Information supplied
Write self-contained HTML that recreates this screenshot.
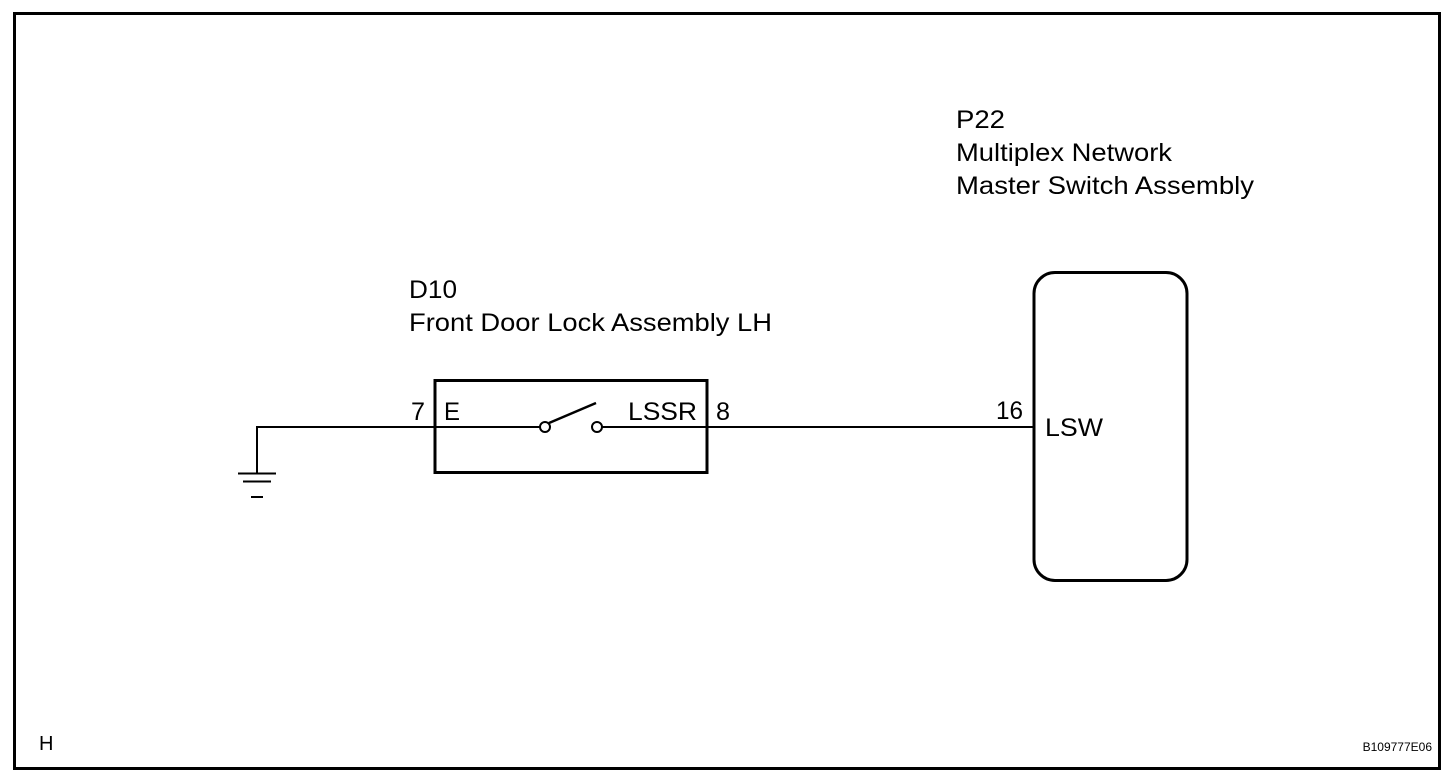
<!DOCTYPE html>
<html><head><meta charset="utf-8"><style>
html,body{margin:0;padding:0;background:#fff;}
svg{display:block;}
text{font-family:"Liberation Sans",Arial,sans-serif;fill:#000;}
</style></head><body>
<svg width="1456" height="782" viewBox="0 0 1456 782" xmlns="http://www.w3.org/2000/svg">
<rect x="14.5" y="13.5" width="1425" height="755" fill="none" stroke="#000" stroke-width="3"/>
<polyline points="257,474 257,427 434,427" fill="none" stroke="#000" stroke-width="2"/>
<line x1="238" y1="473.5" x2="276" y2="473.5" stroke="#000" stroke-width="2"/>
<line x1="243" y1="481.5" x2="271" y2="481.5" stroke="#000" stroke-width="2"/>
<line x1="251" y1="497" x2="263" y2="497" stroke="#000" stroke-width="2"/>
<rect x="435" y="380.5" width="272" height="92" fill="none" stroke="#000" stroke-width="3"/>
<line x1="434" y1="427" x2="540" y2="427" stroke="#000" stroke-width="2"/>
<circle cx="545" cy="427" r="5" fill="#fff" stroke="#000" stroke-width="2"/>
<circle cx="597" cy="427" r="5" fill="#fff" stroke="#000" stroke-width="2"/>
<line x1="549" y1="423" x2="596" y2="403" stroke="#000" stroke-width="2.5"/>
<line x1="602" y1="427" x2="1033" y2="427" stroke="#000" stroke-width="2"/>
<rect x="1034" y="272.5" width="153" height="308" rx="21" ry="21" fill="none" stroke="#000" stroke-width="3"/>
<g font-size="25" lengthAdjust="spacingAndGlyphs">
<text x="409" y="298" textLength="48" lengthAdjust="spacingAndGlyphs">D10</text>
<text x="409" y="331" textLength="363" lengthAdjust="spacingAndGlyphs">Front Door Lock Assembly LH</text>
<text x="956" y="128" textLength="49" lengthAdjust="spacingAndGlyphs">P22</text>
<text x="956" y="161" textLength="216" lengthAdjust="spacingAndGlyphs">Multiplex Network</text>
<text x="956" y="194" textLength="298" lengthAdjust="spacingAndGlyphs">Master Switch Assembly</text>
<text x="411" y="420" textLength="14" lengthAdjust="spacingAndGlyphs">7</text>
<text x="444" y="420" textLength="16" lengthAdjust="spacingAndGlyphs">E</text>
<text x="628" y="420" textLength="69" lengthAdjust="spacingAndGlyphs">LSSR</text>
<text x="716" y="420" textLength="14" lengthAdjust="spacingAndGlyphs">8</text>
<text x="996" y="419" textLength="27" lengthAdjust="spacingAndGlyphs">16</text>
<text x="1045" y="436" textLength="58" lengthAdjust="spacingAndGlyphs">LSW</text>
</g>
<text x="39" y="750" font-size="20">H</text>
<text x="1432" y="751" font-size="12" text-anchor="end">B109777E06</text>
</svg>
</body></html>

What is being asked
Write the material out again exactly as it appears, dropping the pictures.

Finished task
Write self-contained HTML that recreates this screenshot.
<!DOCTYPE html>
<html><head><meta charset="utf-8"><style>
html,body{margin:0;padding:0;background:#fff;}
svg{display:block;}
text{font-family:"Liberation Sans",Arial,sans-serif;fill:#000;}
</style></head><body>
<svg width="1456" height="782" viewBox="0 0 1456 782" xmlns="http://www.w3.org/2000/svg">
<rect x="14.5" y="13.5" width="1425" height="755" fill="none" stroke="#000" stroke-width="3"/>
<polyline points="257,474 257,427 434,427" fill="none" stroke="#000" stroke-width="2"/>
<line x1="238" y1="473.5" x2="276" y2="473.5" stroke="#000" stroke-width="2"/>
<line x1="243" y1="481.5" x2="271" y2="481.5" stroke="#000" stroke-width="2"/>
<line x1="251" y1="497" x2="263" y2="497" stroke="#000" stroke-width="2"/>
<rect x="435" y="380.5" width="272" height="92" fill="none" stroke="#000" stroke-width="3"/>
<line x1="434" y1="427" x2="540" y2="427" stroke="#000" stroke-width="2"/>
<circle cx="545" cy="427" r="5" fill="#fff" stroke="#000" stroke-width="2"/>
<circle cx="597" cy="427" r="5" fill="#fff" stroke="#000" stroke-width="2"/>
<line x1="549" y1="423" x2="596" y2="403" stroke="#000" stroke-width="2.5"/>
<line x1="602" y1="427" x2="1033" y2="427" stroke="#000" stroke-width="2"/>
<rect x="1034" y="272.5" width="153" height="308" rx="21" ry="21" fill="none" stroke="#000" stroke-width="3"/>
<g font-size="25" lengthAdjust="spacingAndGlyphs">
<text x="409" y="298" textLength="48" lengthAdjust="spacingAndGlyphs">D10</text>
<text x="409" y="331" textLength="363" lengthAdjust="spacingAndGlyphs">Front Door Lock Assembly LH</text>
<text x="956" y="128" textLength="49" lengthAdjust="spacingAndGlyphs">P22</text>
<text x="956" y="161" textLength="216" lengthAdjust="spacingAndGlyphs">Multiplex Network</text>
<text x="956" y="194" textLength="298" lengthAdjust="spacingAndGlyphs">Master Switch Assembly</text>
<text x="411" y="420" textLength="14" lengthAdjust="spacingAndGlyphs">7</text>
<text x="444" y="420" textLength="16" lengthAdjust="spacingAndGlyphs">E</text>
<text x="628" y="420" textLength="69" lengthAdjust="spacingAndGlyphs">LSSR</text>
<text x="716" y="420" textLength="14" lengthAdjust="spacingAndGlyphs">8</text>
<text x="996" y="419" textLength="27" lengthAdjust="spacingAndGlyphs">16</text>
<text x="1045" y="436" textLength="58" lengthAdjust="spacingAndGlyphs">LSW</text>
</g>
<text x="39" y="750" font-size="20">H</text>
<text x="1432" y="751" font-size="12" text-anchor="end">B109777E06</text>
</svg>
</body></html>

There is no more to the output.